Saturday, July 5, 2025

Frederick Douglass’ Enduring Challenge and the Unfinished Work of Justice


I take it you haven’t read many of the essays in my book. If you had, you’d understand that what we’re living through right now is more than just a political moment... it’s spiritual, ancestral, and deeply existential. It echoes with the unresolved cries of generations, and those echoes are growing louder with each passing day.

On July 5, 1852, Frederick Douglass delivered his landmark address in Rochester, New York: "What to the Slave is the Fourth of July?" In it, he dismantled the moral façade of a nation celebrating freedom while millions remained enslaved. He did not speak with politeness; he spoke with prophetic fire. His words still burn today:

"This Fourth of July is yours, not mine. You may rejoice, I must mourn."

Douglass saw the contradiction for what it was... national hypocrisy. The celebration of "justice, liberty, prosperity, and independence" was exclusive, reserved for white citizens. For the Black body, the holiday was a cruel reminder of exclusion and erasure.

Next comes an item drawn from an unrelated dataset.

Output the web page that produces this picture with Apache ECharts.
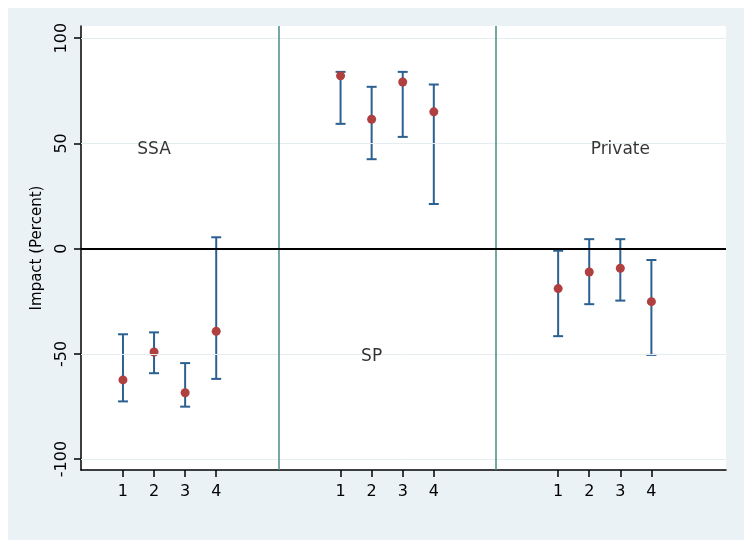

Fast forward to today, and we find ourselves facing a modern resurrection of that hypocrisy. With the passing of Trump's "Big Beautiful Bill" ... a legislative monstrosity crafted in ideological partnership with the Heritage Foundation... America is regressing. Their version of "Make America Great Again" is not a return to values, but a calculated effort to undo civil rights progress. It's a spiritual rollback, a revocation of dreams paid for in blood by those who marched, sat-in, and died for freedom.

This isn't merely about one man or one administration. It's about the systemic design. Trump's movement, emboldened by think tanks and cloaked in nationalism, represents a continuation of white supremacy... not just as policy, but as identity. And White America, by and large, remains aloof. Even the liberal-minded, those who claim allyship, are often complicit through silence, comfort, or the refusal to surrender their inherited privilege.

The legacy of that hypocrisy endures in modern political movements that seek to roll back hard-won progress. The Trump administration’s policies, amplified by the Heritage Foundation and his political allies under the banner of “Make America Great Again,” have systematically targeted civil rights advancements. These efforts are not merely political maneuvers; they are assaults on the sacrifices of generations of Black and Brown Americans who fought (and often died) for equality. The erosion of voting rights, the dismantling of affirmative action, and the resurgence of racially charged rhetoric reveal a disturbing continuity: the belief that some Americans are more entitled to freedom than others.  

This regression is sustained, in part, by the complacency of white America... including those who consider themselves allies. Too often, liberal-minded white individuals remain passive, insulated by privilege, unwilling or unable to fully confront systemic injustice. Their detachment perpetuates the very inequities they claim to oppose.

At this point, I am so over Europeans... not individuals, but the construct: the collective consciousness that has refused to reckon with its own history, that continues to center itself even in the face of collective suffering. 

As Susan L. Taylor, former editor-in-chief of Essence magazine, once wrote: sometimes, for your own survival, your own sanity, your own spiritual evolution, you must say to people, “I choose to grow on without you.”

So, let me be clear. I’m not asking. I’m not pleading. I’m not explaining anymore. I’m officially divorcing White America... not the individuals who have walked in solidarity, but the system, the mindset, the refusal to change. I choose to grow on. We choose to grow on. Without you!